- What is expected: Within the records that follow, restate exactly the lines from the line with "Clone this chart in Apache ECharts." down to the line with "const FONT = 'Liberation", including both. Omit the pictures.

## BEGIN Material provided

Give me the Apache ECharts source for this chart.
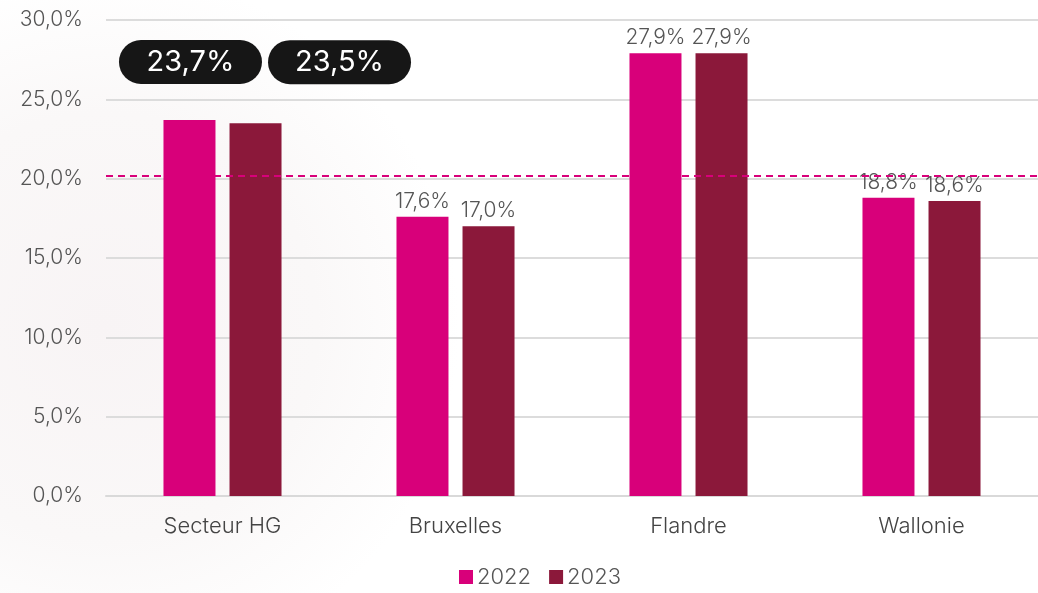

## END Material provided
## BEGIN Material provided

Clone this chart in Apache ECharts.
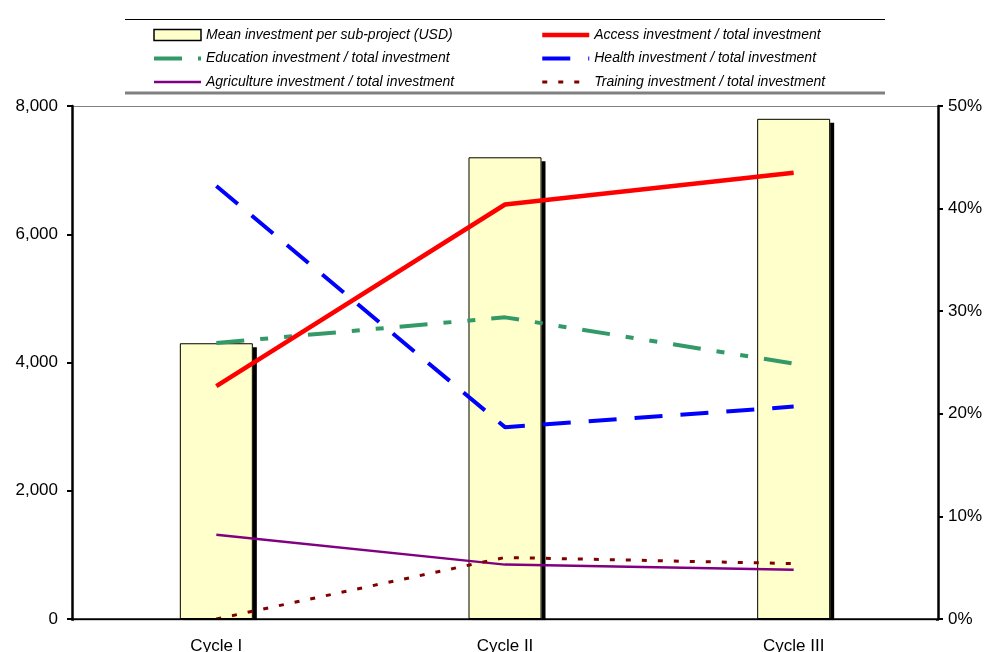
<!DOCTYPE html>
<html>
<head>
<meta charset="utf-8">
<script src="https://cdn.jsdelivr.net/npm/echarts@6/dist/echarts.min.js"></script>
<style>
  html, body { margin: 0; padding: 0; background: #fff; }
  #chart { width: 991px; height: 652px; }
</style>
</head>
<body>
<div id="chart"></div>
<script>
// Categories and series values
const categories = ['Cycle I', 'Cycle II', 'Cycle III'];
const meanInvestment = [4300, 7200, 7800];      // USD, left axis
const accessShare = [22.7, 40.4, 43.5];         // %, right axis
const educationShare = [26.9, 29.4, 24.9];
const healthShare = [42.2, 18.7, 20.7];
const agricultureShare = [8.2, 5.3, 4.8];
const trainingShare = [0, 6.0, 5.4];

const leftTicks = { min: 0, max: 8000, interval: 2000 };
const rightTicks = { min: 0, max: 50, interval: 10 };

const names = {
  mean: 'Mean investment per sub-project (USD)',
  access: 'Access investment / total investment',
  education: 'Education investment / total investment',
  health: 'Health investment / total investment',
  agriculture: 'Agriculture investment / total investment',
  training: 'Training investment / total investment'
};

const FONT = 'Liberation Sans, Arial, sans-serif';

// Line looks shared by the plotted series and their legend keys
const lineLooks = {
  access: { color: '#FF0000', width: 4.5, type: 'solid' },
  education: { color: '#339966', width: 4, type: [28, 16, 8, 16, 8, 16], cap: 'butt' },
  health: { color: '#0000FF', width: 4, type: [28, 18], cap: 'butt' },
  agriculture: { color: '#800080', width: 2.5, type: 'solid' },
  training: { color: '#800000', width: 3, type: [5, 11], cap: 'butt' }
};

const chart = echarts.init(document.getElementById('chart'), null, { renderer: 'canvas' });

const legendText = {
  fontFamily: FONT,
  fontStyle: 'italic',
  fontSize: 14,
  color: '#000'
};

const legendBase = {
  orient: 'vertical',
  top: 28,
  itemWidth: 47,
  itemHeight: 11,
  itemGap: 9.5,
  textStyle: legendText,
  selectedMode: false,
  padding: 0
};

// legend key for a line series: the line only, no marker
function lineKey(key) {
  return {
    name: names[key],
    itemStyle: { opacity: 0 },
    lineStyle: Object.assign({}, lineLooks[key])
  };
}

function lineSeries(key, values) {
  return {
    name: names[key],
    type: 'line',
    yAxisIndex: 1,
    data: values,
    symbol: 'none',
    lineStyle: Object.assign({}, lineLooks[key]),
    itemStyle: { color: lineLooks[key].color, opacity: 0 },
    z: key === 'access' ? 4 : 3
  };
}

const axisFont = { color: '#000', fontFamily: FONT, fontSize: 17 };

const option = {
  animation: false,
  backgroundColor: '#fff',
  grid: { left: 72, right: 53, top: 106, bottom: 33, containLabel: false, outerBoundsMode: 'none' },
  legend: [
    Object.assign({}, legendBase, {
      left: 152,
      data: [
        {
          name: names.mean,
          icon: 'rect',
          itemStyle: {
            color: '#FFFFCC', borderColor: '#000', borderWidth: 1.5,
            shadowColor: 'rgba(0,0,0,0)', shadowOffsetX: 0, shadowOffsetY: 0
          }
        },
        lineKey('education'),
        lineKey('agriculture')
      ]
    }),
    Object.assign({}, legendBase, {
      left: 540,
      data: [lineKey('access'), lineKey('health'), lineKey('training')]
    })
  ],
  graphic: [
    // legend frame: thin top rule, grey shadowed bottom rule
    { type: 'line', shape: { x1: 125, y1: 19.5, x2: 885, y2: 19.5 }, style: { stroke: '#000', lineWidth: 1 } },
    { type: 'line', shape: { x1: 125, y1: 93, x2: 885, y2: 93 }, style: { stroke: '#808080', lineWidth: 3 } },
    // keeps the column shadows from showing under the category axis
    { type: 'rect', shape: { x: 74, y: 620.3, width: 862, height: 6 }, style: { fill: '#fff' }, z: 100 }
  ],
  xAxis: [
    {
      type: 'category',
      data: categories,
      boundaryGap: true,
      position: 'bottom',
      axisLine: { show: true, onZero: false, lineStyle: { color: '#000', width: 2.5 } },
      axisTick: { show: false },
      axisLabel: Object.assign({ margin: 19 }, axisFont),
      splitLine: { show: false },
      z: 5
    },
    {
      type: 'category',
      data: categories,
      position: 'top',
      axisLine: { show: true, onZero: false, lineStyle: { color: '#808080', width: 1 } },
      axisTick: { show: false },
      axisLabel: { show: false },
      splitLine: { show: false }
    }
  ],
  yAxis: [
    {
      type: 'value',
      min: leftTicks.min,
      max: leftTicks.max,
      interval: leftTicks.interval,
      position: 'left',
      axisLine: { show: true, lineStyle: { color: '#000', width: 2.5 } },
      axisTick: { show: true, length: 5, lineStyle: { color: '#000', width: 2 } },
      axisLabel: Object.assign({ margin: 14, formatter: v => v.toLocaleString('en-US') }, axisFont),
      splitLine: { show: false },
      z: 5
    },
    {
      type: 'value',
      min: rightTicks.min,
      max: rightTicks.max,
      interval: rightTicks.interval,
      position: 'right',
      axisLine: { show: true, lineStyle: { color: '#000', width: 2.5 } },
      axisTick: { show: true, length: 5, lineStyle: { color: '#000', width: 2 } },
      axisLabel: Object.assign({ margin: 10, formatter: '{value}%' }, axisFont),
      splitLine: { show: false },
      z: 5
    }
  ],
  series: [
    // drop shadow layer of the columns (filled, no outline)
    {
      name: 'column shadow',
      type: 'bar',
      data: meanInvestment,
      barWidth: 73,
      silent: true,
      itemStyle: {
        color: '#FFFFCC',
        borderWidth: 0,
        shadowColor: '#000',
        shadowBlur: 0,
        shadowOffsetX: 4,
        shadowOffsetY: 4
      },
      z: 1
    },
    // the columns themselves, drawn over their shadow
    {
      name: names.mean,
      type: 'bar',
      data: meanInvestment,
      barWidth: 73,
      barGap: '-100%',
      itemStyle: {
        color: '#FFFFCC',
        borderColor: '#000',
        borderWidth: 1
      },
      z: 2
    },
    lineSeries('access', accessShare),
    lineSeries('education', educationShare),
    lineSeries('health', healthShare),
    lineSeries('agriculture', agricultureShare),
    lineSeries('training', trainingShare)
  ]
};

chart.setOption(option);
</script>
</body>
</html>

## END Material provided

- Exercise output:
Clone this chart in Apache ECharts.
<!DOCTYPE html>
<html>
<head>
<meta charset="utf-8">
<script src="https://cdn.jsdelivr.net/npm/echarts@6/dist/echarts.min.js"></script>
<style>
  html, body { margin: 0; padding: 0; background: #fff; }
  #chart { width: 991px; height: 652px; }
</style>
</head>
<body>
<div id="chart"></div>
<script>
// Categories and series values
const categories = ['Cycle I', 'Cycle II', 'Cycle III'];
const meanInvestment = [4300, 7200, 7800];      // USD, left axis
const accessShare = [22.7, 40.4, 43.5];         // %, right axis
const educationShare = [26.9, 29.4, 24.9];
const healthShare = [42.2, 18.7, 20.7];
const agricultureShare = [8.2, 5.3, 4.8];
const trainingShare = [0, 6.0, 5.4];

const leftTicks = { min: 0, max: 8000, interval: 2000 };
const rightTicks = { min: 0, max: 50, interval: 10 };

const names = {
  mean: 'Mean investment per sub-project (USD)',
  access: 'Access investment / total investment',
  education: 'Education investment / total investment',
  health: 'Health investment / total investment',
  agriculture: 'Agriculture investment / total investment',
  training: 'Training investment / total investment'
};

const FONT = 'Liberation Sans, Arial, sans-serif';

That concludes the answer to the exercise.